Kate Nash & Childish Gambino
Both the work of Nash, an English chanteuse who boasts Adele’s accent, Lily Allen’s attitude, and Regina Spektor’s arrangements, and the rapper Childish Gambino, a.k.a. “Community” actor Donald Glover, could support independent musicals. But there’s something appealingly zeitgeist-y about pairing the two. This would be the 20something musical, the Brooklyn set and Brooklyn-set. Both artists concern themselves with the tragicomic state of modern dating, exercising a wit, incisiveness and inventiveness above the common make of Top 40 contemporaries. Perhaps the Nash & Gambino musical could feature duel leads who each perform the tunes of the respective songwriters? Perhaps we simply want to hear a “Foundations”/ “Freaks & Geeks” mash-up.





Frank Ocean
The songs on Ocean’s debut album Channel Orange feature protagonists who struggle with issues related to race, class, drugs, and desire. The wonderful “Pyramids,” which takes for its central character a beset stripper; the operatic tale of homosexual unrequited love that is “Bad Religion;” even the album’s melancholy and most successful single, “Thinkin’ Bout You,” could each serve a climactic number. We’re thinking a coming-of-age romance, perhaps one in which the main character has been suddenly thrust from a life of poverty into one of privilege, allowing him to reflect on the place from which he has come (“Crack Rock,” “Pilot Jones”) and comment on the new troubles to which he is now bearing witness (“Sweet Life,” “Super Rich Kids”).




Rufus Wainwright
Wainwright is, simply, one of the best songwriters of the past several decades.
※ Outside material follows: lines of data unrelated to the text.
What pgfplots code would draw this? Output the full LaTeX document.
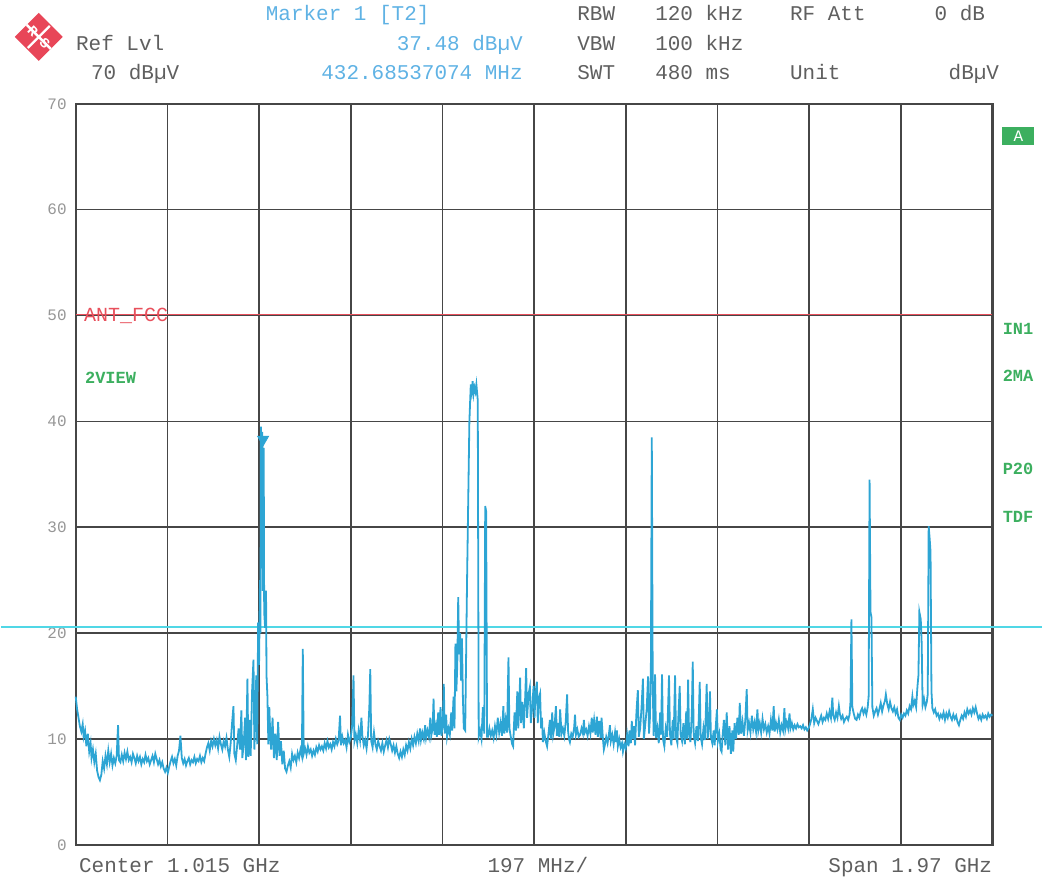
\documentclass[border=0pt]{standalone}
\usepackage{fontspec}
\setmainfont{Liberation Mono}
\usepackage{pgfplots}
\pgfplotsset{compat=1.18}

\definecolor{trace}{RGB}{45,165,212}
\definecolor{cyanline}{RGB}{80,215,230}
\definecolor{limitred}{RGB}{232,80,92}
\definecolor{gridgray}{RGB}{70,70,70}
\definecolor{labgray}{RGB}{95,95,95}
\definecolor{tickgray}{RGB}{150,150,150}
\definecolor{mkblue}{RGB}{95,178,228}
\definecolor{rsgreen}{RGB}{60,175,95}
\definecolor{rsred}{RGB}{232,70,88}

\begin{document}
\begin{tikzpicture}
\path (0,0) rectangle (521.5pt,441.5pt);

\begin{axis}[
set layers,
at={(37.5pt,18.5pt)}, anchor=south west,
width=459pt, height=371pt, scale only axis,
xmin=30, xmax=2000, ymin=0, ymax=70,
xtick={30,227,424,621,818,1015,1212,1409,1606,1803,2000},
xticklabels={},
ytick={0,10,20,30,40,50,60,70},
grid=major,
major grid style={gridgray, line width=0.8pt},
axis line style={gridgray, line width=1.1pt},
tick style={draw=none},
yticklabel style={font=\fontsize{8}{9}\selectfont, text=tickgray, xshift=-1pt},
/pgf/number format/assume math mode=true,
clip=false
]
% limit line
\addplot [limitred, line width=0.9pt] coordinates {(30,50.1) (2000,50.1)};
% display line
\addplot [cyanline, line width=0.8pt] coordinates {(-131,20.6) (2107,20.6)};
% trace
\addplot [trace, line width=0.9pt] table {
30 14.0
33 12.8
36 12.0
39 11.2
42 10.7
45 11.4
47 10.2
50 10.8
53 9.3
56 10.5
59 8.8
62 9.6
64 8.2
67 9.0
70 7.8
73 8.6
76 7.0
79 6.4
82 6.1
85 6.6
88 7.9
91 7.2
94 8.4
97 7.6
100 8.9
103 7.8
106 8.6
109 7.5
112 8.2
115 7.7
118 8.4
121 11.3
123 8.0
126 7.8
129 8.5
132 7.9
135 8.7
138 8.1
141 8.8
144 8.0
147 8.3
150 7.8
153 8.6
156 8.2
159 7.7
162 8.4
165 7.9
168 8.3
171 7.6
174 8.1
177 7.8
180 8.5
183 7.9
186 8.2
189 7.6
192 8.0
195 8.4
198 7.8
201 8.6
204 8.1
207 7.6
210 8.0
213 7.4
216 7.8
219 7.2
222 6.9
225 7.3
228 6.8
231 7.4
234 7.9
237 8.3
240 7.7
243 8.1
246 7.5
249 8.4
252 8.9
255 10.3
258 8.2
261 7.7
264 8.1
267 7.5
270 7.9
273 8.2
276 7.6
279 8.0
282 7.8
285 8.3
288 7.7
291 8.1
294 7.9
297 8.4
300 7.8
303 8.2
306 7.9
309 8.6
312 9.2
315 9.6
318 8.9
321 9.8
324 9.3
327 10.0
330 9.4
333 9.9
336 9.1
339 10.2
342 9.5
345 9.0
348 9.8
351 9.3
354 10.1
357 9.0
360 8.3
363 9.6
366 11.5
369 13.1
371 8.6
374 8.0
377 9.4
380 11.0
383 9.0
386 12.7
388 8.2
391 9.5
394 12.0
396 8.0
399 15.7
401 8.3
404 11.8
406 8.4
409 14.5
412 17.5
414 9.0
416 12.5
418 16.0
420 9.5
422 21.0
424 17.0
426 25.0
427 20.0
428 39.5
429 30.0
431 39.0
432 24.0
434 37.5
435 22.0
437 20.5
439 24.0
440 16.0
442 14.0
444 9.5
446 13.0
448 10.5
450 9.0
453 12.0
456 8.2
459 10.5
462 8.0
465 11.6
468 8.4
471 9.8
474 7.6
477 8.9
480 7.2
483 6.9
486 7.5
489 7.9
492 7.3
495 8.6
498 8.0
501 8.4
504 7.8
507 8.7
510 8.2
513 9.0
516 8.4
518 18.5
520 8.6
523 9.1
526 8.5
529 9.3
532 8.7
535 9.0
538 8.4
541 8.9
544 8.5
547 9.2
550 8.8
553 9.4
556 9.0
559 9.3
562 8.9
565 9.6
568 9.1
571 9.8
574 9.2
577 9.5
580 9.0
583 9.7
586 9.3
589 10.0
592 9.5
595 9.9
598 12.2
600 9.4
603 10.2
606 9.6
609 9.9
612 9.2
615 10.4
618 9.7
621 10.1
624 11.2
627 16.0
629 9.8
632 10.4
635 9.6
638 10.8
641 9.9
644 12.0
646 10.3
649 9.4
652 9.9
655 9.1
658 10.3
661 13.0
663 16.6
665 9.8
668 9.2
671 10.6
674 9.5
677 9.0
680 9.8
683 9.3
686 8.9
689 9.6
692 8.8
695 9.4
698 9.9
701 9.2
704 10.0
707 9.5
710 8.9
713 9.4
716 8.7
719 9.3
722 8.6
725 8.2
728 8.8
731 8.3
734 9.0
737 8.5
740 9.4
743 8.9
746 9.7
749 9.1
752 10.0
755 9.4
758 10.2
761 9.6
764 10.5
767 9.8
770 11.0
772 9.9
775 10.6
778 10.0
781 11.3
783 10.1
786 10.8
789 10.2
792 12.0
794 10.3
797 11.0
799 13.8
801 10.4
804 11.2
806 10.2
809 12.5
811 10.4
814 13.0
816 10.3
819 11.5
821 15.2
823 10.5
826 12.3
828 10.2
831 11.0
834 10.4
837 12.5
839 10.8
842 14.0
844 11.0
846 19.0
848 14.5
850 17.0
852 23.4
854 18.0
856 20.0
858 15.5
860 19.5
862 14.0
864 11.0
867 10.8
871 25.0
876 40.0
879 43.5
881 42.8
883 43.8
885 42.6
887 43.2
889 42.8
891 43.5
894 42.0
896 10.2
899 10.8
902 10.0
905 13.0
908 10.5
910 32.0
912 31.5
914 10.2
916 10.2
919 11.0
922 10.3
925 10.8
928 10.1
931 11.2
934 10.4
937 12.0
940 10.6
943 11.5
946 10.3
949 13.1
951 10.5
954 11.8
957 10.6
960 17.7
962 11.0
965 10.2
968 9.5
970 9.3
973 12.5
976 10.8
979 14.5
981 11.0
983 13.0
985 15.8
987 11.5
990 13.5
993 11.0
996 14.0
998 16.7
1000 12.0
1003 14.2
1006 14.9
1008 11.5
1011 13.0
1014 15.0
1016 12.0
1018 14.2
1021 15.4
1023 11.5
1025 13.8
1028 14.3
1030 11.0
1032 12.0
1034 9.7
1037 10.6
1040 9.8
1043 9.3
1046 10.5
1049 11.8
1051 10.0
1054 12.5
1056 10.4
1059 11.2
1062 13.1
1064 10.3
1067 11.5
1069 10.2
1071 12.8
1074 10.5
1077 11.0
1080 10.3
1083 11.6
1086 14.2
1088 10.8
1090 10.0
1092 9.7
1095 10.5
1098 10.2
1101 11.0
1103 12.3
1105 10.4
1108 10.9
1111 10.2
1114 10.4
1117 11.0
1120 10.5
1122 11.8
1124 10.6
1127 10.9
1130 10.3
1133 11.2
1136 10.5
1139 12.0
1141 10.6
1144 11.8
1147 10.4
1150 12.1
1152 10.2
1155 11.7
1158 10.1
1160 12.0
1163 10.0
1165 9.0
1167 9.4
1170 10.2
1173 9.6
1176 10.5
1178 11.3
1180 9.8
1183 10.4
1186 9.5
1189 10.6
1191 9.7
1193 10.8
1195 9.3
1198 10.0
1201 9.2
1204 9.6
1206 8.8
1209 9.5
1212 9.1
1215 10.4
1218 9.3
1220 10.8
1223 9.6
1225 11.7
1227 10.0
1230 11.2
1232 9.4
1235 12.5
1238 14.6
1240 10.2
1243 11.0
1246 13.0
1249 15.7
1251 10.0
1254 11.4
1257 12.8
1260 15.9
1262 10.5
1264 12.0
1266 16.5
1268 38.5
1270 15.0
1272 10.3
1275 16.1
1277 10.1
1280 11.0
1283 9.6
1286 12.5
1288 10.4
1290 16.1
1292 10.0
1295 9.3
1298 11.0
1301 10.2
1303 13.0
1305 16.0
1307 10.5
1310 9.4
1313 11.8
1315 10.0
1318 16.0
1320 10.2
1323 9.6
1325 12.0
1328 15.0
1330 10.4
1333 9.8
1336 11.5
1339 9.5
1342 12.6
1344 10.0
1346 15.6
1348 10.6
1351 9.7
1354 12.4
1356 17.3
1358 10.4
1361 9.6
1364 11.2
1367 9.8
1369 12.0
1371 15.4
1373 10.2
1376 9.5
1379 11.0
1382 9.9
1384 12.3
1386 15.2
1388 10.0
1391 11.3
1393 14.5
1395 10.2
1398 9.6
1401 10.8
1403 9.4
1406 11.5
1408 12.8
1410 9.8
1413 10.5
1416 9.0
1418 8.8
1420 10.2
1423 11.8
1426 9.4
1429 12.5
1432 9.0
1435 11.2
1438 8.6
1441 10.8
1443 8.8
1446 11.5
1449 10.0
1452 12.0
1455 10.4
1457 13.4
1460 10.5
1463 11.6
1466 10.3
1469 11.8
1472 14.7
1474 10.8
1477 11.5
1480 10.6
1483 12.2
1486 10.9
1489 11.6
1492 10.7
1495 12.8
1497 10.8
1500 11.5
1503 10.6
1506 11.9
1509 10.9
1512 11.4
1515 10.6
1518 11.2
1521 10.5
1524 11.8
1527 10.8
1530 13.1
1532 10.7
1535 11.5
1538 10.9
1541 11.8
1544 10.6
1547 11.3
1550 10.8
1553 12.9
1555 10.9
1558 11.6
1561 11.0
1564 12.4
1566 11.0
1569 11.5
1572 10.9
1575 11.3
1578 11.0
1581 11.4
1584 11.1
1587 11.2
1590 11.0
1593 11.3
1596 10.9
1599 11.1
1602 10.8
1605 11.0
1608 11.4
1611 11.9
1614 12.8
1617 11.5
1620 12.0
1623 11.7
1626 11.4
1629 11.8
1632 12.2
1635 11.6
1638 12.0
1641 11.8
1644 12.4
1647 11.9
1650 12.6
1653 12.0
1656 13.9
1658 12.2
1661 11.8
1664 12.5
1667 12.0
1670 13.1
1672 12.4
1675 11.9
1678 12.2
1681 11.6
1684 11.9
1687 12.1
1690 11.8
1693 12.3
1695 13.5
1697 21.3
1699 13.0
1702 12.4
1705 11.9
1708 11.8
1711 12.3
1714 12.0
1717 12.6
1720 12.9
1723 12.4
1726 12.8
1729 12.3
1732 13.0
1734 14.0
1736 34.5
1738 22.0
1740 21.5
1742 13.0
1745 12.2
1748 12.6
1751 12.9
1754 12.3
1757 12.8
1760 13.4
1763 12.6
1766 13.2
1769 13.6
1771 14.2
1774 13.3
1777 12.8
1780 13.5
1783 12.9
1786 12.6
1789 13.0
1792 12.4
1795 12.8
1798 12.0
1801 11.8
1804 12.3
1807 12.0
1810 12.4
1813 12.2
1816 12.7
1819 12.4
1822 13.1
1825 12.8
1828 14.0
1830 13.2
1833 13.6
1836 13.0
1839 15.0
1841 16.0
1843 22.0
1846 21.3
1848 19.0
1850 13.2
1853 13.8
1856 13.0
1859 13.5
1861 14.2
1863 30.1
1865 29.0
1867 27.7
1869 14.5
1871 12.9
1874 12.5
1877 12.8
1880 12.2
1883 12.4
1886 11.9
1889 12.3
1892 12.0
1895 12.5
1898 11.8
1901 12.4
1904 12.0
1907 12.6
1910 12.1
1913 11.8
1916 12.3
1919 11.9
1922 12.2
1925 11.6
1928 11.3
1931 11.8
1934 12.2
1937 11.9
1940 12.5
1943 12.1
1946 12.8
1949 12.4
1952 12.7
1955 12.3
1958 12.9
1961 12.5
1964 13.0
1967 12.4
1970 11.9
1973 12.2
1976 11.8
1979 12.3
1982 12.0
1985 12.2
1988 11.9
1991 12.4
1994 12.1
1997 12.3
2000 12.2
};
% marker 1
\addplot [only marks, mark=triangle*, mark size=3.2pt, color=trace,
  mark options={rotate=180}] coordinates {(432.685,38.3)};
\end{axis}

% annotations in pixel units (origin top left)
\begin{scope}[x=0.5pt, y=-0.5pt, shift={(0pt,441.5pt)},
  every node/.style={font=\fontsize{10.5}{12}\selectfont, inner sep=0pt}]
% R&S logo
\fill[rsred] (38,13) -- (62,37) -- (38,61) -- (14,37) -- cycle;
\draw[white, line width=1.2pt] (26,25) -- (50,49);
\draw[white, line width=1.2pt] (27,48) -- (49,26);
\node[white, font=\fontsize{7}{7}\selectfont\bfseries, rotate=-45] at (32,31) {R};
\node[white, font=\fontsize{7}{7}\selectfont\bfseries, rotate=-45] at (44,43) {S};
% header
\node[anchor=base west, text=mkblue] at (265,21) {Marker 1 [T2]};
\node[anchor=base west, text=labgray] at (75,51) {Ref Lvl};
\node[anchor=base east, text=mkblue] at (523,51) {37.48 dBµV};
\node[anchor=base west, text=labgray] at (90,80) {70 dBµV};
\node[anchor=base east, text=mkblue] at (523,80) {432.68537074 MHz};
\node[anchor=base west, text=labgray] at (577,21) {RBW};
\node[anchor=base west, text=labgray] at (655,21) {120 kHz};
\node[anchor=base west, text=labgray] at (790,21) {RF Att};
\node[anchor=base east, text=labgray] at (986,21) {0 dB};
\node[anchor=base west, text=labgray] at (577,51) {VBW};
\node[anchor=base west, text=labgray] at (655,51) {100 kHz};
\node[anchor=base west, text=labgray] at (577,80) {SWT};
\node[anchor=base west, text=labgray] at (655,80) {480 ms};
\node[anchor=base west, text=labgray] at (790,80) {Unit};
\node[anchor=base east, text=labgray] at (1000,80) {dBµV};
% footer
\node[anchor=base west, text=labgray] at (78,874) {Center 1.015 GHz};
\node[anchor=base west, text=labgray] at (487,874) {197 MHz/};
\node[anchor=base east, text=labgray] at (993,874) {Span 1.97 GHz};
% limit line label
\node[anchor=west, text=limitred, font=\fontsize{10}{12}\selectfont] at (83,316) {ANT\_FCC};
% green side labels
\node[anchor=west, text=rsgreen, font=\fontsize{8.5}{10}\selectfont\bfseries] at (84,378) {2VIEW};
\node[fill=rsgreen, text=white, minimum width=16pt, minimum height=9pt,
  font=\fontsize{8}{9}\selectfont] at (1019,136) {A};
\node[anchor=west, text=rsgreen, font=\fontsize{8.5}{10}\selectfont\bfseries] at (1003,329) {IN1};
\node[anchor=west, text=rsgreen, font=\fontsize{8.5}{10}\selectfont\bfseries] at (1003,376) {2MA};
\node[anchor=west, text=rsgreen, font=\fontsize{8.5}{10}\selectfont\bfseries] at (1003,470) {P20};
\node[anchor=west, text=rsgreen, font=\fontsize{8.5}{10}\selectfont\bfseries] at (1003,518) {TDF};
\end{scope}
\end{tikzpicture}
\end{document}
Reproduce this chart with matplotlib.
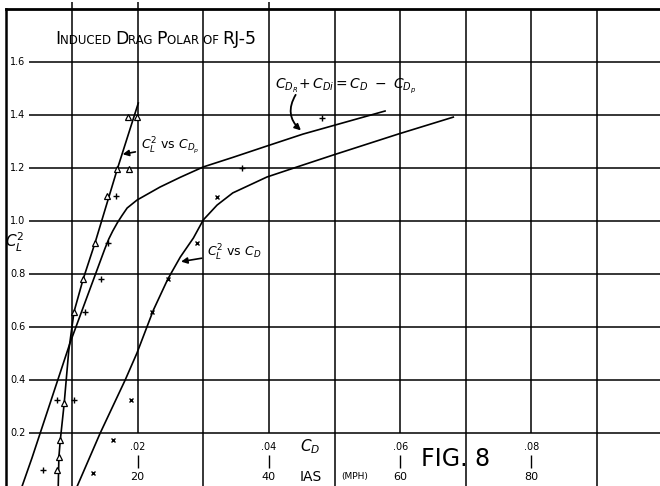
import matplotlib.pyplot as plt
from matplotlib.offsetbox import TextArea, HPacker, AnchoredOffsetbox

# C_L^2 vs C_Dp (triangles)
cdp_line_x = [0.0079, 0.0080, 0.0082, 0.0088, 0.0095, 0.0103, 0.0117, 0.0135, 0.0169, 0.0201]
cdp_line_y = [0.00, 0.11, 0.17, 0.31, 0.51, 0.657, 0.781, 0.917, 1.196, 1.445]
cdp_pts_x = [0.0199, 0.0185, 0.0169, 0.0187, 0.0153, 0.0135, 0.0117, 0.0103, 0.0088, 0.0082, 0.0080, 0.0077]
cdp_pts_y = [1.392, 1.392, 1.196, 1.196, 1.094, 0.917, 0.781, 0.657, 0.313, 0.174, 0.109, 0.060]

# C_DR + C_Di = C_D - C_Dp (plus signs)
cdi_line_x = [0.0024, 0.0039, 0.0097, 0.0150, 0.0156, 0.0162, 0.0169, 0.0176, 0.0184, 0.0199,
              0.0234, 0.0265, 0.0300, 0.0345, 0.0397, 0.0452, 0.0577]
cdi_line_y = [0.000, 0.106, 0.540, 0.895, 0.932, 0.962, 0.993, 1.020, 1.049, 1.079,
              1.128, 1.165, 1.204, 1.240, 1.283, 1.328, 1.415]
cdi_pts_x = [0.0056, 0.0077, 0.0103, 0.0120, 0.0144, 0.0155, 0.0167, 0.0359, 0.0481]
cdi_pts_y = [0.060, 0.325, 0.325, 0.657, 0.781, 0.917, 1.094, 1.200, 1.389]

# C_L^2 vs C_D
cd_line_x = [0.0108, 0.0143, 0.0181, 0.0199, 0.0224, 0.0246, 0.0265, 0.0285, 0.0300,
             0.0321, 0.0345, 0.0397, 0.0443, 0.0498, 0.0597, 0.0681]
cd_line_y = [0.000, 0.200, 0.400, 0.502, 0.664, 0.781, 0.864, 0.936, 1.004,
             1.060, 1.106, 1.166, 1.204, 1.249, 1.328, 1.392]
cd_pts_x = [0.0132, 0.0163, 0.0190, 0.0222, 0.0246, 0.0291, 0.0321]
cd_pts_y = [0.049, 0.174, 0.325, 0.657, 0.781, 0.917, 1.091]

# axes / grid
XMAX = 0.0996
full_vlines = [0.01, 0.03, 0.05, 0.07, 0.09]
part_vlines = [0.02, 0.04, 0.06, 0.08]
hlines = [0.2, 0.4, 0.6, 0.8, 1.0, 1.2, 1.4, 1.6]
ylabels = ["0.2", "0.4", "0.6", "0.8", "1.0", "1.2", "1.4", "1.6"]
cd_labels = [".02", ".04", ".06", ".08"]
ias_labels = ["20", "40", "60", "80"]

fig = plt.figure(figsize=(6.6, 4.86), dpi=100)
ax = fig.add_axes([6.4 / 660, 0, 1 - 6.4 / 660, 477 / 486])
ax.set_xlim(0, XMAX)
ax.set_ylim(0, 1.8)
ax.set_xticks([])
ax.set_yticks([])
for s in ["right", "bottom"]:
    ax.spines[s].set_visible(False)
ax.spines["top"].set_linewidth(2)
ax.spines["left"].set_linewidth(1.8)

# Gitter
ax.vlines(full_vlines, 0, 1.8, color="black", lw=1.1)
ax.vlines(part_vlines, 0.2, 1.8, color="black", lw=1.1)
ax.vlines(part_vlines, 0.068, 0.117, color="black", lw=1.0)
ax.vlines([0.01, 0.02, 0.04], 1.8, 1.826, color="black", lw=1.1, clip_on=False)
ax.hlines(hlines, 0.0034, XMAX, color="black", lw=1.1)

for yv, lab in zip(hlines, ylabels):
    ax.text(0.0006, yv, lab, fontsize=7, ha="left", va="center")
for xv, lab, ias in zip(part_vlines, cd_labels, ias_labels):
    ax.text(xv, 0.147, lab, fontsize=7, ha="center", va="center")
    ax.text(xv, 0.034, ias, fontsize=8, ha="center", va="center")

# Kurven
ax.plot(cdp_line_x, cdp_line_y, color="black", lw=1.2)
ax.plot(cdi_line_x, cdi_line_y, color="black", lw=1.2)
ax.plot(cd_line_x, cd_line_y, color="black", lw=1.2)
ax.plot(cdp_pts_x, cdp_pts_y, "^", mfc="white", mec="black", ms=4.5, mew=0.9)
ax.plot(cdi_pts_x, cdi_pts_y, "+", color="black", ms=5, mew=1.0)
ax.plot(cd_pts_x, cd_pts_y, "x", color="black", ms=2.5, mew=1.0)

# Beschriftungen
ax.annotate(r"$C_L^2$ vs $C_{D_p}$", xy=(0.0173, 1.25), xytext=(0.0205, 1.285),
            fontsize=9, ha="left", va="center",
            arrowprops=dict(arrowstyle="-|>", color="black", lw=1.2, mutation_scale=9))
ax.annotate(r"$C_L^2$ vs $C_D$", xy=(0.0262, 0.845), xytext=(0.0306, 0.88),
            fontsize=9, ha="left", va="center",
            arrowprops=dict(arrowstyle="-|>", color="black", lw=1.2, mutation_scale=9))
ax.text(0.0410, 1.51, r"$C_{D_R}\!+C_{Di} = C_D\ -\ C_{D_p}$", fontsize=10,
        ha="left", va="center")
ax.annotate("", xy=(0.0452, 1.335), xytext=(0.0443, 1.485),
            arrowprops=dict(arrowstyle="-|>", color="black", lw=1.3, mutation_scale=9,
                            connectionstyle="arc3,rad=0.45"))

ax.text(0.00131, 0.92, r"$C_L^2$", fontsize=11, ha="center", va="center")
ax.text(0.0448, 0.147, r"$C_D$", fontsize=11, ha="left", va="center")
ax.text(0.0464, 0.034, "IAS", fontsize=10, ha="center", va="center")
ax.text(0.0531, 0.034, "(MPH)", fontsize=6.5, ha="center", va="center")
ax.text(0.0684, 0.102, "FIG. 8", fontsize=17, ha="center", va="center",
        family=["Liberation Sans Narrow", "DejaVu Sans"])

# Titel in Kapitaelchen
big = dict(fontsize=12.5, color="black")
small = dict(fontsize=8.5, color="black")
parts = [("I", big), ("NDUCED ", small), ("D", big), ("RAG ", small), ("P", big),
         ("OLAR ", small), ("OF ", small), ("RJ-5", big)]
title = HPacker(children=[TextArea(t, textprops=p) for t, p in parts],
                align="baseline", pad=0, sep=0)
ab = AnchoredOffsetbox(loc="lower left", child=title, pad=0, borderpad=0, frameon=False,
                       bbox_to_anchor=(55 / 660, (486 - 48) / 486),
                       bbox_transform=fig.transFigure)
fig.add_artist(ab)

fig.savefig("out.png", dpi=100)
Three of his early albums in particular, Poses, Want I and Want II, are exercises in beautiful weirdness best described using a litany of adjectives: theatrical, spiritual, vulgar, sly, melancholy, hilarious. Having written 11 albums and an opera, Wainwright’s body of work is large enough to provide screenwriters with plenty of potential storylines. Given his tongue-in-cheek humor, which is of the sort that would fashion a double-entendre out of the aforementioned phrase, we would suggest a black comedy.



Leonard Cohen
It’s surprising no one has yet written a Leonard Cohen musical, or that the prolific writer himself never attempted the feat. His songs have already featured in a number of films, from McCabe & Mrs. Miller to Natural Born Killers. If Wainwright is one of the best songwriters of the past several decades, Cohen – whose daughter, Lorca, is the biological mother of the daughter Wainwright is raising with his partner Jorn Weisbrodt, Viva Katherine Wainwright Cohen – is one of the cleverest and loveliest lyricists of the past half-century. The LC musical would likely be a reflective affair, but the spiritualist has several  up-tempo works that could serve a dance number or two, notably “The Future” and “Everybody Knows.” We’re partial to “Chelsea Hotel No. 2,” the song Cohen wrote about Janice Joplin. A musical about the talented and the doomed, or, as Cohen sings, those “fallen robins?” Endless potential.


 

Spoon
After the fast sink of the cinematic Rock of Ages, a rock-inspired musical may give many a studio exec pause. But the eminent sing-ability of Spoon’s work, particularly hits “Don’t Make Me A Target,” “The Underdog,” and “You Got Yr. Cherrybomb” from the album Ga Ga Ga Ga Ga, plus the widespread familiarity the band enjoys with the teen-to-20something crowd (Spoon’s songs have appeared in “Scrubs,” “How I Met Your Mother,” and, most definitively for its breakout success, “The O.C.”), could just be the perfect, successful combination. A kind of Monkees-esque flick that sees a bunch of likeable guys pal-ing around and singing catchy song after rock tune sounds like great alternative summer programming to the slow and steady march of Marvel films to which we’re to be treated through 2020.